Students killed in suicide bombing at Kabul education center
At least 48 people were killed when a blast at an education center rocked a minority Shiite area of western Kabul Wednesday, officials said, in the latest suspected attack in Afghanistan’s war-weary capital.
“We can confirm the attack was caused by a suicide bomber on foot. The bomber detonated himself inside the education center,” police spokesperson Hashmat Stanikzai said.
Health ministry spokesperson Wahidullah Majrooh said 48 people were killed and 67 others wounded, but warned the death toll could rise.
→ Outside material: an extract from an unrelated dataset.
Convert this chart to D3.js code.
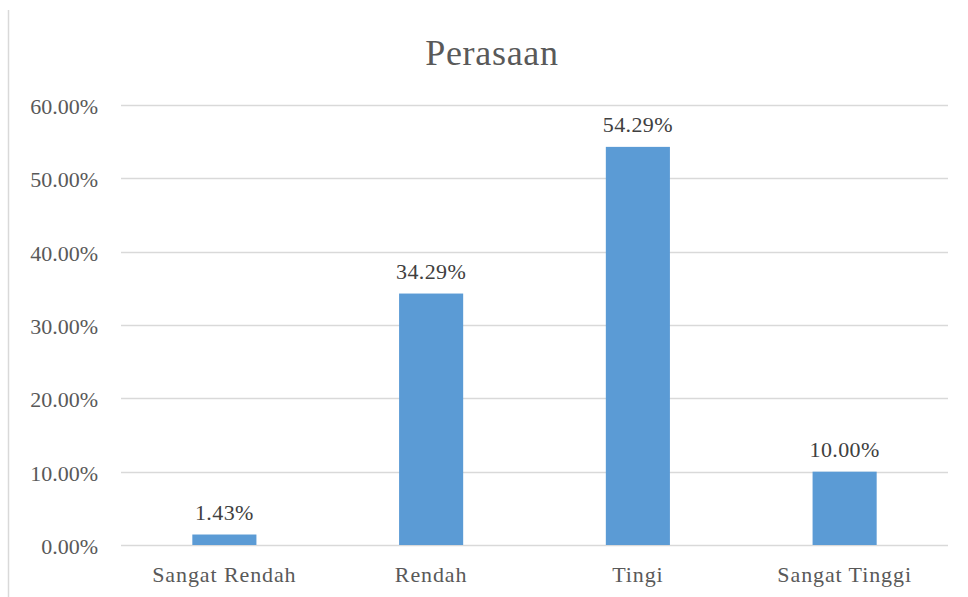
<!DOCTYPE html>
<html><head><meta charset="utf-8">
<script src="https://d3js.org/d3.v7.min.js"></script>
<style>body{margin:0;background:#fff}svg{display:block}</style>
</head><body><div id="c"></div>
<script>
const categories = ["Sangat Rendah", "Rendah", "Tingi", "Sangat Tinggi"];
const values = [1.43, 34.29, 54.29, 10.00];
const tickValues = [0, 10, 20, 30, 40, 50, 60];
const title = "Perasaan";

const W = 968, H = 597;
const svg = d3.select("#c").append("svg").attr("width", W).attr("height", H);
const font = "'Liberation Serif','Times New Roman',serif";
const textColor = "#595959";

// left border
svg.append("line").attr("x1", 8.5).attr("x2", 8.5).attr("y1", 10).attr("y2", H)
  .attr("stroke", "#d9d9d9").attr("stroke-width", 1.5);

const x = d3.scaleBand().domain(categories).range([121, 948]).paddingInner(0.69).paddingOuter(0.345);
const y = d3.scaleLinear().domain([0, 60]).range([545, 105]);

// gridlines
svg.append("g").selectAll("line").data(tickValues).join("line")
  .attr("x1", 121).attr("x2", 948)
  .attr("y1", d => Math.round(y(d)) + 0.5).attr("y2", d => Math.round(y(d)) + 0.5)
  .attr("stroke", "#d9d9d9").attr("stroke-width", 1.3);

// y tick labels
svg.append("g").selectAll("text").data(tickValues).join("text")
  .attr("x", 98).attr("y", d => y(d) + 9)
  .attr("text-anchor", "end").attr("font-family", font).attr("font-size", 22)
  .attr("fill", textColor).text(d => d.toFixed(2) + "%");

// bars
svg.append("g").selectAll("rect").data(values).join("rect")
  .attr("x", (d, i) => x(categories[i])).attr("width", x.bandwidth())
  .attr("y", d => y(d)).attr("height", d => y(0) - y(d))
  .attr("fill", "#5B9BD5");

// data labels
svg.append("g").selectAll("text").data(values).join("text")
  .attr("x", (d, i) => x(categories[i]) + x.bandwidth() / 2)
  .attr("y", d => y(d) - 15)
  .attr("text-anchor", "middle").attr("font-family", font).attr("font-size", 22)
  .attr("letter-spacing", 0.4)
  .attr("fill", "#404040").text(d => d.toFixed(2) + "%");

// x labels
svg.append("g").selectAll("text").data(categories).join("text")
  .attr("x", d => x(d) + x.bandwidth() / 2).attr("y", 582)
  .attr("text-anchor", "middle").attr("font-family", font).attr("font-size", 22)
  .attr("letter-spacing", 0.9)
  .attr("fill", textColor).text(d => d);

// title
svg.append("text").attr("x", 492).attr("y", 65).attr("text-anchor", "middle")
  .attr("font-family", font).attr("font-size", 36).attr("letter-spacing", 0.7)
  .attr("fill", textColor).text(title);
</script></body></html>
The explosion happened Wednesday afternoon inside an education center in the Dasht-e-Barchi district. Photos posted on social media showed a number of injured students and significant damage to a classroom.
Officials said most of the dead were students and teachers.
Afghanistan has been reeling from a recent upsurge in militant violence, including a massive, days-long Taliban onslaught on the eastern city of Ghazni.
The assault on Ghazni was a military and psychological victory against the government in Kabul, proving the insurgents have the strength to strike a strategically vital city near the capital at will and remain entrenched there for days.
At least 100 security forces were killed in the fight for Ghazni, officials have said, with unconfirmed fears that at least as many civilians died.
The Taliban has denied involvement in the Kabul bombing, Pajhwok Afghan News reported.
Afghan security forces, beset by killings, desertions and low morale, have taken staggering losses since U.S.-led NATO combat forces pulled out at the end of 2014.
But it is ordinary Afghans who have taken the brunt of the violence in the grinding conflict, especially in Kabul, which the United Nations has said is the deadliest place for civilians in the country.
Militant attacks and suicide bombs were the leading causes of civilian deaths in the first half of 2018, a recent U.N. report showed.